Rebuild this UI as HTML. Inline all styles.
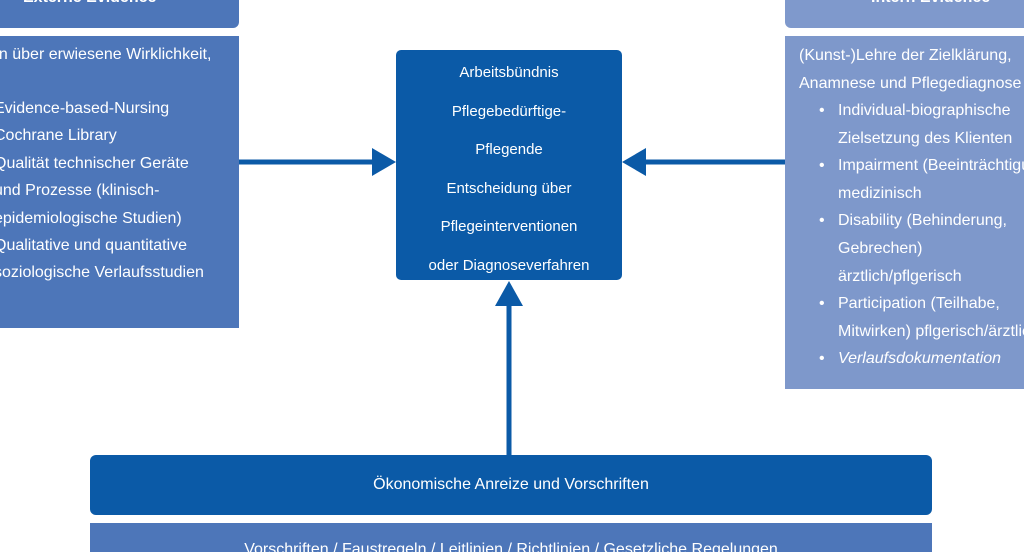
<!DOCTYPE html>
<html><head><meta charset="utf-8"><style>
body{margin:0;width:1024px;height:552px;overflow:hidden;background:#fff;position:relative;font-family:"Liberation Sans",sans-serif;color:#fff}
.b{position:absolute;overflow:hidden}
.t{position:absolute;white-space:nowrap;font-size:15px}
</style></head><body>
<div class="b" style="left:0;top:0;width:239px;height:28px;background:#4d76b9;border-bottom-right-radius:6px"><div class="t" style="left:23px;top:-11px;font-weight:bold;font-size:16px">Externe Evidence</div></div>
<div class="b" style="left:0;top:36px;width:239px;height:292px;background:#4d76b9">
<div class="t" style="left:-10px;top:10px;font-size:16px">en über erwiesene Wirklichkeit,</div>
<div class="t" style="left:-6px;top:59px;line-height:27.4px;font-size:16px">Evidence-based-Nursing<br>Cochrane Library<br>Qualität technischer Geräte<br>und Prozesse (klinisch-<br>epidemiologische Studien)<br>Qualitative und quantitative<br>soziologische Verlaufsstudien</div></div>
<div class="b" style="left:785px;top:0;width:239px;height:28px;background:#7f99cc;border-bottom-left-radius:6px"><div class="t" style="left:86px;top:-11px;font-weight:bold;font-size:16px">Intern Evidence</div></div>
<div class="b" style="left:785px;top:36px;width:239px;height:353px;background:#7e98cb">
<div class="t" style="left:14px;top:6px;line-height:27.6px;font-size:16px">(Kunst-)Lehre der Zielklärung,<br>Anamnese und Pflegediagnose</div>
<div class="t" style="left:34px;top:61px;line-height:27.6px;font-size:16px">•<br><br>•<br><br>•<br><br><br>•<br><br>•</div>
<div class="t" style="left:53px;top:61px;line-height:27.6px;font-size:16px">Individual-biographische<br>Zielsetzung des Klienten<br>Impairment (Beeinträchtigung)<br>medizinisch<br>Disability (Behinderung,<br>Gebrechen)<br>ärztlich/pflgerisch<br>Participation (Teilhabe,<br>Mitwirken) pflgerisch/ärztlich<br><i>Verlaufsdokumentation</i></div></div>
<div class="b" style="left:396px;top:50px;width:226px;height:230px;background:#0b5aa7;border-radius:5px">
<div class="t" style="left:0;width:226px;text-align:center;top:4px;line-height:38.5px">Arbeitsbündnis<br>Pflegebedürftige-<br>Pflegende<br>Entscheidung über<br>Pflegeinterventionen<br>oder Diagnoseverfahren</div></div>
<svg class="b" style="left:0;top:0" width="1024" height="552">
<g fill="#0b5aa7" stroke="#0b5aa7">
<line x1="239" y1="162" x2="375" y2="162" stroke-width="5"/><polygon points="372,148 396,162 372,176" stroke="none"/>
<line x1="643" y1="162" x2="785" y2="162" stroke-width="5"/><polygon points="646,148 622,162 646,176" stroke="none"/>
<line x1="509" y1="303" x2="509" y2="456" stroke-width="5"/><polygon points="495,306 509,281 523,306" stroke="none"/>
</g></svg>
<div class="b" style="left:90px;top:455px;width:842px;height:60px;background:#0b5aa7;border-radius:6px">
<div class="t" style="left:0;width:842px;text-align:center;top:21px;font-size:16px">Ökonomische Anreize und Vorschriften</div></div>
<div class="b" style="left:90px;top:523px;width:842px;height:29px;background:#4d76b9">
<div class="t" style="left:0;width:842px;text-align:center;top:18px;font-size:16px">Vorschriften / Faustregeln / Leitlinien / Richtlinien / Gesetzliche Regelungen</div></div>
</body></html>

# # # #

PROBLEM TO WORK ON
Keep every word of the data as it is when you write it out, but drop the pictures.

EXERCISE SOLUTION
Rebuild this UI as HTML. Inline all styles.
<!DOCTYPE html>
<html><head><meta charset="utf-8"><style>
body{margin:0;width:1024px;height:552px;overflow:hidden;background:#fff;position:relative;font-family:"Liberation Sans",sans-serif;color:#fff}
.b{position:absolute;overflow:hidden}
.t{position:absolute;white-space:nowrap;font-size:15px}
</style></head><body>
<div class="b" style="left:0;top:0;width:239px;height:28px;background:#4d76b9;border-bottom-right-radius:6px"><div class="t" style="left:23px;top:-11px;font-weight:bold;font-size:16px">Externe Evidence</div></div>
<div class="b" style="left:0;top:36px;width:239px;height:292px;background:#4d76b9">
<div class="t" style="left:-10px;top:10px;font-size:16px">en über erwiesene Wirklichkeit,</div>
<div class="t" style="left:-6px;top:59px;line-height:27.4px;font-size:16px">Evidence-based-Nursing<br>Cochrane Library<br>Qualität technischer Geräte<br>und Prozesse (klinisch-<br>epidemiologische Studien)<br>Qualitative und quantitative<br>soziologische Verlaufsstudien</div></div>
<div class="b" style="left:785px;top:0;width:239px;height:28px;background:#7f99cc;border-bottom-left-radius:6px"><div class="t" style="left:86px;top:-11px;font-weight:bold;font-size:16px">Intern Evidence</div></div>
<div class="b" style="left:785px;top:36px;width:239px;height:353px;background:#7e98cb">
<div class="t" style="left:14px;top:6px;line-height:27.6px;font-size:16px">(Kunst-)Lehre der Zielklärung,<br>Anamnese und Pflegediagnose</div>
<div class="t" style="left:34px;top:61px;line-height:27.6px;font-size:16px">•<br><br>•<br><br>•<br><br><br>•<br><br>•</div>
<div class="t" style="left:53px;top:61px;line-height:27.6px;font-size:16px">Individual-biographische<br>Zielsetzung des Klienten<br>Impairment (Beeinträchtigung)<br>medizinisch<br>Disability (Behinderung,<br>Gebrechen)<br>ärztlich/pflgerisch<br>Participation (Teilhabe,<br>Mitwirken) pflgerisch/ärztlich<br><i>Verlaufsdokumentation</i></div></div>
<div class="b" style="left:396px;top:50px;width:226px;height:230px;background:#0b5aa7;border-radius:5px">
<div class="t" style="left:0;width:226px;text-align:center;top:4px;line-height:38.5px">Arbeitsbündnis<br>Pflegebedürftige-<br>Pflegende<br>Entscheidung über<br>Pflegeinterventionen<br>oder Diagnoseverfahren</div></div>
<svg class="b" style="left:0;top:0" width="1024" height="552">
<g fill="#0b5aa7" stroke="#0b5aa7">
<line x1="239" y1="162" x2="375" y2="162" stroke-width="5"/><polygon points="372,148 396,162 372,176" stroke="none"/>
<line x1="643" y1="162" x2="785" y2="162" stroke-width="5"/><polygon points="646,148 622,162 646,176" stroke="none"/>
<line x1="509" y1="303" x2="509" y2="456" stroke-width="5"/><polygon points="495,306 509,281 523,306" stroke="none"/>
</g></svg>
<div class="b" style="left:90px;top:455px;width:842px;height:60px;background:#0b5aa7;border-radius:6px">
<div class="t" style="left:0;width:842px;text-align:center;top:21px;font-size:16px">Ökonomische Anreize und Vorschriften</div></div>
<div class="b" style="left:90px;top:523px;width:842px;height:29px;background:#4d76b9">
<div class="t" style="left:0;width:842px;text-align:center;top:18px;font-size:16px">Vorschriften / Faustregeln / Leitlinien / Richtlinien / Gesetzliche Regelungen</div></div>
</body></html>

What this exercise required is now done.